= THE REQUEST =
Line by line, repeat the data below exactly, beginning at the first line and ending at the line with "104.46, 109.56, 99.03];". Omit pictures.
----
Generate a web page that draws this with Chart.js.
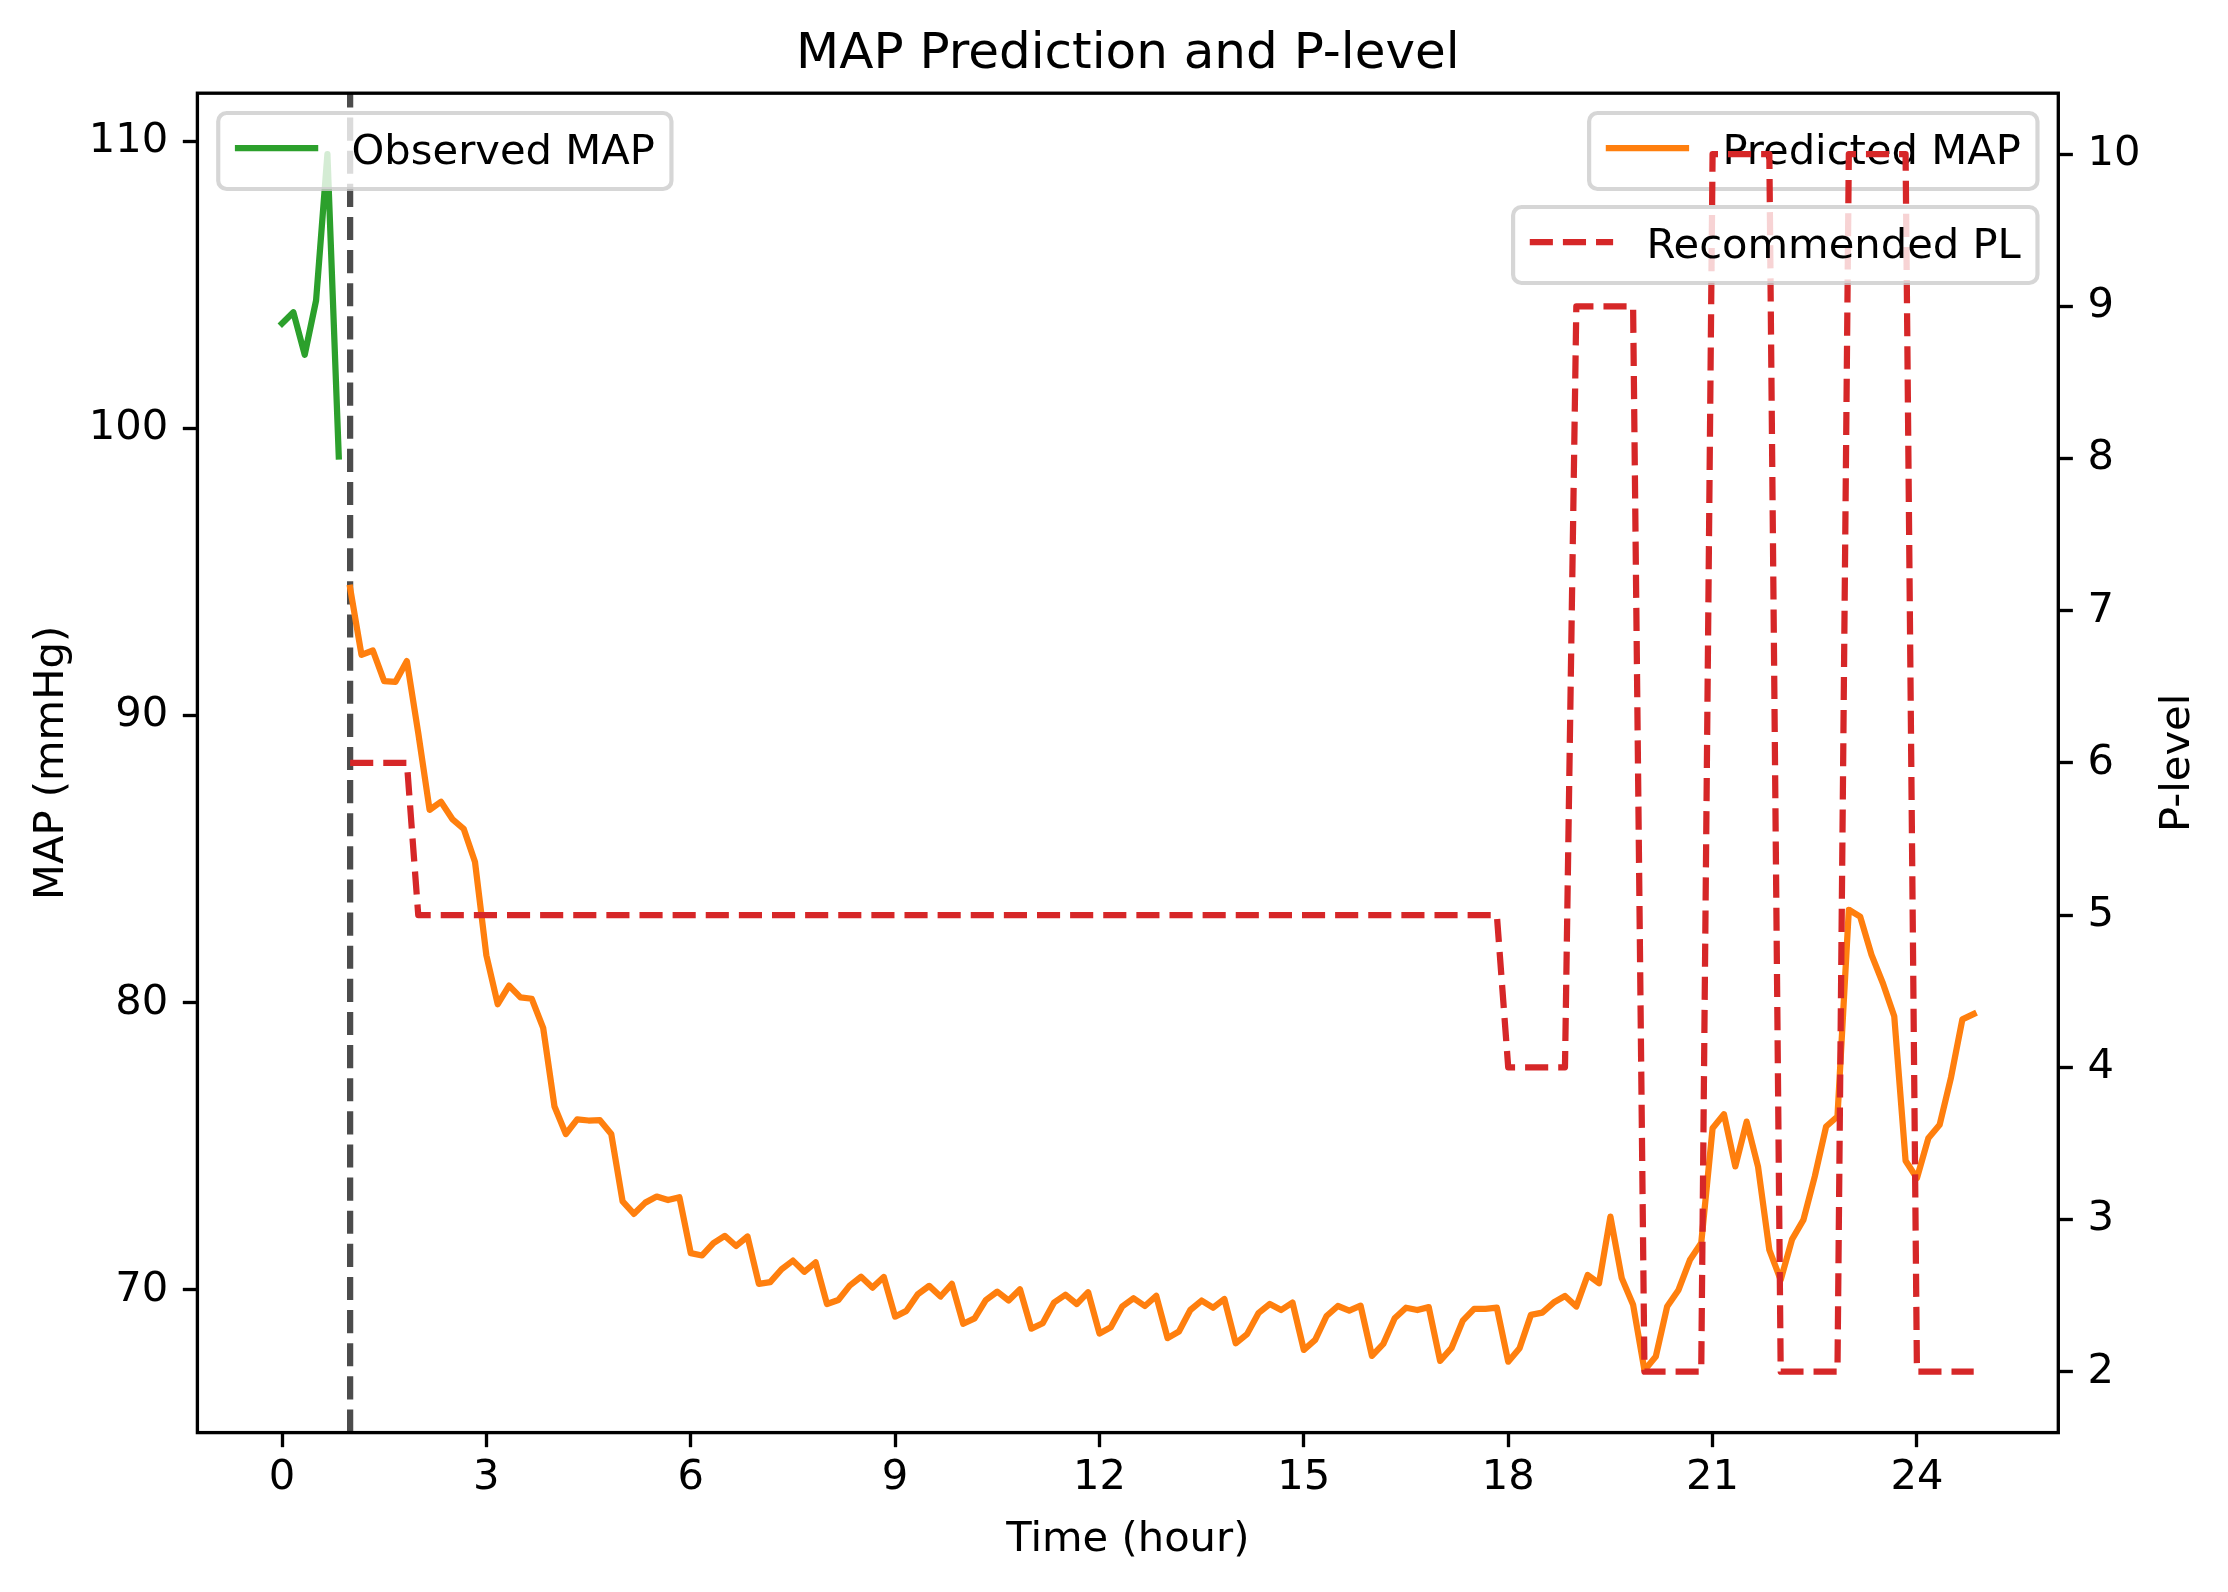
<!DOCTYPE html>
<html>
<head>
<meta charset="utf-8">
<script src="https://cdn.jsdelivr.net/npm/chart.js@4.4.1/dist/chart.umd.min.js"></script>
<style>
html,body{margin:0;padding:0;background:#ffffff;}
#wrap{width:2228px;height:1592px;}
canvas{display:block;}
</style>
</head>
<body>
<div id="wrap"><canvas id="c" width="2228" height="1592"></canvas></div>
<script>
// ---------------- DATA ----------------
const observedTime = [0, 0.1667, 0.3333, 0.5, 0.6667, 0.8333];
const observedMAP  = [103.66, 104.05, 102.57, 104.46, 109.56, 99.03];

const predTime = [
  1, 1.1667, 1.3333, 1.5, 1.6667, 1.8333,
  2, 2.1667, 2.3333, 2.5, 2.6667, 2.8333,
  3, 3.1667, 3.3333, 3.5, 3.6667, 3.8333,
  4, 4.1667, 4.3333, 4.5, 4.6667, 4.8333,
  5, 5.1667, 5.3333, 5.5, 5.6667, 5.8333,
  6, 6.1667, 6.3333, 6.5, 6.6667, 6.8333,
  7, 7.1667, 7.3333, 7.5, 7.6667, 7.8333,
  8, 8.1667, 8.3333, 8.5, 8.6667, 8.8333,
  9, 9.1667, 9.3333, 9.5, 9.6667, 9.8333,
  10, 10.1667, 10.3333, 10.5, 10.6667, 10.8333,
  11, 11.1667, 11.3333, 11.5, 11.6667, 11.8333,
  12, 12.1667, 12.3333, 12.5, 12.6667, 12.8333,
  13, 13.1667, 13.3333, 13.5, 13.6667, 13.8333,
  14, 14.1667, 14.3333, 14.5, 14.6667, 14.8333,
  15, 15.1667, 15.3333, 15.5, 15.6667, 15.8333,
  16, 16.1667, 16.3333, 16.5, 16.6667, 16.8333,
  17, 17.1667, 17.3333, 17.5, 17.6667, 17.8333,
  18, 18.1667, 18.3333, 18.5, 18.6667, 18.8333,
  19, 19.1667, 19.3333, 19.5, 19.6667, 19.8333,
  20, 20.1667, 20.3333, 20.5, 20.6667, 20.8333,
  21, 21.1667, 21.3333, 21.5, 21.6667, 21.8333,
  22, 22.1667, 22.3333, 22.5, 22.6667, 22.8333,
  23, 23.1667, 23.3333, 23.5, 23.6667, 23.8333,
  24, 24.1667, 24.3333, 24.5, 24.6667, 24.8333
];

const predMAP = [
  94.45, 92.12, 92.27, 91.20, 91.18, 91.90,
  89.40, 86.72, 87.00, 86.40, 86.06, 84.90,
  81.65, 79.95, 80.60, 80.19, 80.14, 79.13,
  76.39, 75.43, 75.94, 75.90, 75.91, 75.43,
  73.08, 72.65, 73.04, 73.25, 73.13, 73.23,
  71.28, 71.20, 71.63, 71.88, 71.53, 71.86,
  70.21, 70.27, 70.72, 71.02, 70.63, 70.96,
  69.51, 69.65, 70.15, 70.46, 70.08, 70.45,
  69.07, 69.27, 69.85, 70.14, 69.77, 70.21,
  68.82, 69.01, 69.65, 69.94, 69.63, 70.02,
  68.65, 68.84, 69.56, 69.83, 69.51, 69.92,
  68.48, 68.70, 69.42, 69.71, 69.44, 69.79,
  68.32, 68.55, 69.30, 69.63, 69.38, 69.68,
  68.14, 68.46, 69.19, 69.51, 69.30, 69.56,
  67.91, 68.26, 69.09, 69.44, 69.28, 69.45,
  67.70, 68.12, 69.01, 69.38, 69.30, 69.40,
  67.53, 67.97, 68.93, 69.34, 69.34, 69.38,
  67.50, 67.97, 69.13, 69.21, 69.56, 69.79,
  69.42, 70.52, 70.23, 72.55, 70.41, 69.48,
  67.20, 67.68, 69.42, 70.00, 71.04, 71.63,
  75.63, 76.12, 74.30, 75.86, 74.30, 71.39,
  70.35, 71.76, 72.44, 73.95, 75.69, 76.04,
  83.24, 83.00, 81.67, 80.68, 79.53, 74.50,
  73.89, 75.28, 75.75, 77.40, 79.42, 79.61
];

const recommendedPL = [
  6, 6, 6, 6, 6, 6,
  5, 5, 5, 5, 5, 5,
  5, 5, 5, 5, 5, 5,
  5, 5, 5, 5, 5, 5,
  5, 5, 5, 5, 5, 5,
  5, 5, 5, 5, 5, 5,
  5, 5, 5, 5, 5, 5,
  5, 5, 5, 5, 5, 5,
  5, 5, 5, 5, 5, 5,
  5, 5, 5, 5, 5, 5,
  5, 5, 5, 5, 5, 5,
  5, 5, 5, 5, 5, 5,
  5, 5, 5, 5, 5, 5,
  5, 5, 5, 5, 5, 5,
  5, 5, 5, 5, 5, 5,
  5, 5, 5, 5, 5, 5,
  5, 5, 5, 5, 5, 5,
  4, 4, 4, 4, 4, 4,
  9, 9, 9, 9, 9, 9,
  2, 2, 2, 2, 2, 2,
  10, 10, 10, 10, 10, 10,
  2, 2, 2, 2, 2, 2,
  10, 10, 10, 10, 10, 10,
  2, 2, 2, 2, 2, 2
];

const predictionStart = 1;
const xTicks = [0, 3, 6, 9, 12, 15, 18, 21, 24];
const xTickLabels = ['0', '3', '6', '9', '12', '15', '18', '21', '24'];
const mapTicks = [70, 80, 90, 100, 110];
const mapTickLabels = ['70', '80', '90', '100', '110'];
const plTicks = [2, 3, 4, 5, 6, 7, 8, 9, 10];
const plTickLabels = ['2', '3', '4', '5', '6', '7', '8', '9', '10'];

const titleText = 'MAP Prediction and P-level';
const xLabelText = 'Time (hour)';
const yLabelText = 'MAP (mmHg)';
const y2LabelText = 'P-level';

// ---------------- STYLE ----------------
const PT = 300 / 72;
const FS = 10 * PT;
const FAM = '"DejaVu Sans", "Liberation Sans", sans-serif';
const LW = 1.5 * PT;
const DASH = [3.7 * LW, 1.6 * LW];
const C_GREEN = '#2ca02c', C_ORANGE = '#ff7f0e', C_RED = '#d62728';

function legendBox(ctx, o) {
  ctx.save();
  ctx.font = FS + 'px ' + FAM;
  const tw = ctx.measureText(o.label).width;
  const pad = 0.4 * FS, hl = 2 * FS, htp = 0.8 * FS;
  const w = pad + hl + htp + tw + pad;
  const h = 76;
  const x0 = (o.left !== undefined) ? o.left : o.right - w;
  const y0 = o.top;
  const r = 0.2 * FS;
  ctx.beginPath();
  ctx.moveTo(x0 + r, y0);
  ctx.lineTo(x0 + w - r, y0);
  ctx.arcTo(x0 + w, y0, x0 + w, y0 + r, r);
  ctx.lineTo(x0 + w, y0 + h - r);
  ctx.arcTo(x0 + w, y0 + h, x0 + w - r, y0 + h, r);
  ctx.lineTo(x0 + r, y0 + h);
  ctx.arcTo(x0, y0 + h, x0, y0 + h - r, r);
  ctx.lineTo(x0, y0 + r);
  ctx.arcTo(x0, y0, x0 + r, y0, r);
  ctx.closePath();
  ctx.fillStyle = 'rgba(255,255,255,0.8)';
  ctx.fill();
  ctx.lineWidth = 1 * PT;
  ctx.strokeStyle = 'rgba(204,204,204,0.8)';
  ctx.stroke();
  // handle
  ctx.beginPath();
  ctx.setLineDash(o.dash || []);
  ctx.lineCap = o.dash ? 'butt' : 'square';
  ctx.lineWidth = LW;
  ctx.strokeStyle = o.color;
  const hy = y0 + 35;
  ctx.moveTo(x0 + pad + (o.dash ? 0 : LW / 2), hy);
  ctx.lineTo(x0 + pad + hl - (o.dash ? 0 : LW / 2), hy);
  ctx.stroke();
  ctx.setLineDash([]);
  ctx.fillStyle = '#000';
  ctx.textBaseline = 'alphabetic';
  ctx.textAlign = 'left';
  ctx.fillText(o.label, x0 + pad + hl + htp, y0 + 51);
  ctx.restore();
}

const decorations = {
  id: 'decorations',
  beforeDatasetsDraw(chart) {
    const ctx = chart.ctx, a = chart.chartArea;
    const x = chart.scales.x.getPixelForValue(predictionStart);
    ctx.save();
    ctx.beginPath();
    ctx.rect(a.left, a.top, a.right - a.left, a.bottom - a.top);
    ctx.clip();
    ctx.beginPath();
    ctx.setLineDash(DASH);
    ctx.lineWidth = LW;
    ctx.lineCap = 'butt';
    ctx.strokeStyle = 'rgba(0,0,0,0.7)';
    ctx.moveTo(x, a.bottom);
    ctx.lineTo(x, a.top);
    ctx.stroke();
    ctx.restore();
  },
  beforeDatasetDraw(chart, args) {
    if (args.index !== 2) return;
    const ctx = chart.ctx, a = chart.chartArea;
    const off = 0.5 * FS;
    legendBox(ctx, {left: a.left + off, top: a.top + off - 1, label: 'Observed MAP', color: C_GREEN});
    legendBox(ctx, {right: a.right - off, top: a.top + off - 1, label: 'Predicted MAP', color: C_ORANGE});
  },
  afterDatasetsDraw(chart) {
    const ctx = chart.ctx, a = chart.chartArea;
    const off = 0.5 * FS;
    legendBox(ctx, {right: a.right - off, top: 207, label: 'Recommended PL', color: C_RED, dash: DASH});
    // spines
    ctx.save();
    ctx.lineWidth = 0.8 * PT;
    ctx.strokeStyle = '#000';
    ctx.lineJoin = 'miter';
    ctx.strokeRect(a.left, a.top, a.right - a.left, a.bottom - a.top);
    // title
    ctx.fillStyle = '#000';
    ctx.textAlign = 'center';
    ctx.textBaseline = 'alphabetic';
    ctx.font = (12 * PT) + 'px ' + FAM;
    const cx = (a.left + a.right) / 2;
    ctx.fillText(titleText, cx, a.top - 6 * PT);
    // x label
    ctx.font = FS + 'px ' + FAM;
    ctx.fillText(xLabelText, cx, 1551);
    // y labels
    const cy = (a.top + a.bottom) / 2;
    ctx.save();
    ctx.translate(63, cy);
    ctx.rotate(-Math.PI / 2);
    ctx.fillText(yLabelText, 0, 0);
    ctx.restore();
    ctx.save();
    ctx.translate(2189, cy);
    ctx.rotate(-Math.PI / 2);
    ctx.fillText(y2LabelText, 0, 0);
    ctx.restore();
    ctx.restore();
  }
};

const tickFont = {family: FAM, size: FS};
const gridOpts = {display: true, drawOnChartArea: false, drawTicks: true, tickLength: 3.5 * PT, tickWidth: 0.8 * PT, tickColor: '#000'};

new Chart(document.getElementById('c'), {
  type: 'line',
  data: {
    datasets: [
      {
        label: 'Observed MAP',
        data: observedTime.map((t, i) => ({x: t, y: observedMAP[i]})),
        borderColor: C_GREEN, backgroundColor: C_GREEN, borderWidth: LW,
        pointRadius: 0, tension: 0, borderJoinStyle: 'round', borderCapStyle: 'square',
        yAxisID: 'y', order: 2
      },
      {
        label: 'Predicted MAP',
        data: predTime.map((t, i) => ({x: t, y: predMAP[i]})),
        borderColor: C_ORANGE, backgroundColor: C_ORANGE, borderWidth: LW,
        pointRadius: 0, tension: 0, borderJoinStyle: 'round', borderCapStyle: 'square',
        yAxisID: 'y', order: 1
      },
      {
        label: 'Recommended PL',
        data: predTime.map((t, i) => ({x: t, y: recommendedPL[i]})),
        borderColor: C_RED, backgroundColor: C_RED, borderWidth: LW,
        borderDash: DASH, borderCapStyle: 'butt', borderJoinStyle: 'round',
        pointRadius: 0, tension: 0,
        yAxisID: 'y1', order: 0
      }
    ]
  },
  options: {
    responsive: false,
    animation: false,
    devicePixelRatio: 1,
    layout: {padding: {top: 93.2, left: 0, right: 0, bottom: 0}},
    plugins: {legend: {display: false}, tooltip: {enabled: false}, title: {display: false}},
    scales: {
      x: {
        type: 'linear', position: 'bottom', min: -1.242, max: 26.075,
        afterBuildTicks: s => { s.ticks = xTicks.map(v => ({value: v})); },
        afterFit: s => { s.height = 1592 - 1432.6; },
        ticks: {font: tickFont, color: '#000', padding: 6, maxRotation: 0, autoSkip: false,
                callback: v => xTickLabels[xTicks.indexOf(v)]},
        grid: gridOpts, border: {display: false}
      },
      y: {
        type: 'linear', position: 'left', min: 65.03, max: 111.68,
        afterBuildTicks: s => { s.ticks = mapTicks.map(v => ({value: v})); },
        afterFit: s => { s.width = 197.4; },
        ticks: {font: tickFont, color: '#000', padding: 3.5 * PT, autoSkip: false,
                callback: v => mapTickLabels[mapTicks.indexOf(v)]},
        grid: gridOpts, border: {display: false}
      },
      y1: {
        type: 'linear', position: 'right', min: 1.6, max: 10.4,
        afterBuildTicks: s => { s.ticks = plTicks.map(v => ({value: v})); },
        afterFit: s => { s.width = 2228 - 2058.3; },
        ticks: {font: tickFont, color: '#000', padding: 3.5 * PT, autoSkip: false,
                callback: v => plTickLabels[plTicks.indexOf(v)]},
        grid: gridOpts, border: {display: false}
      }
    }
  },
  plugins: [decorations]
});
</script>
</body>
</html>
----
= FINAL ANSWER =
Generate a web page that draws this with Chart.js.
<!DOCTYPE html>
<html>
<head>
<meta charset="utf-8">
<script src="https://cdn.jsdelivr.net/npm/chart.js@4.4.1/dist/chart.umd.min.js"></script>
<style>
html,body{margin:0;padding:0;background:#ffffff;}
#wrap{width:2228px;height:1592px;}
canvas{display:block;}
</style>
</head>
<body>
<div id="wrap"><canvas id="c" width="2228" height="1592"></canvas></div>
<script>
// ---------------- DATA ----------------
const observedTime = [0, 0.1667, 0.3333, 0.5, 0.6667, 0.8333];
const observedMAP  = [103.66, 104.05, 102.57, 104.46, 109.56, 99.03];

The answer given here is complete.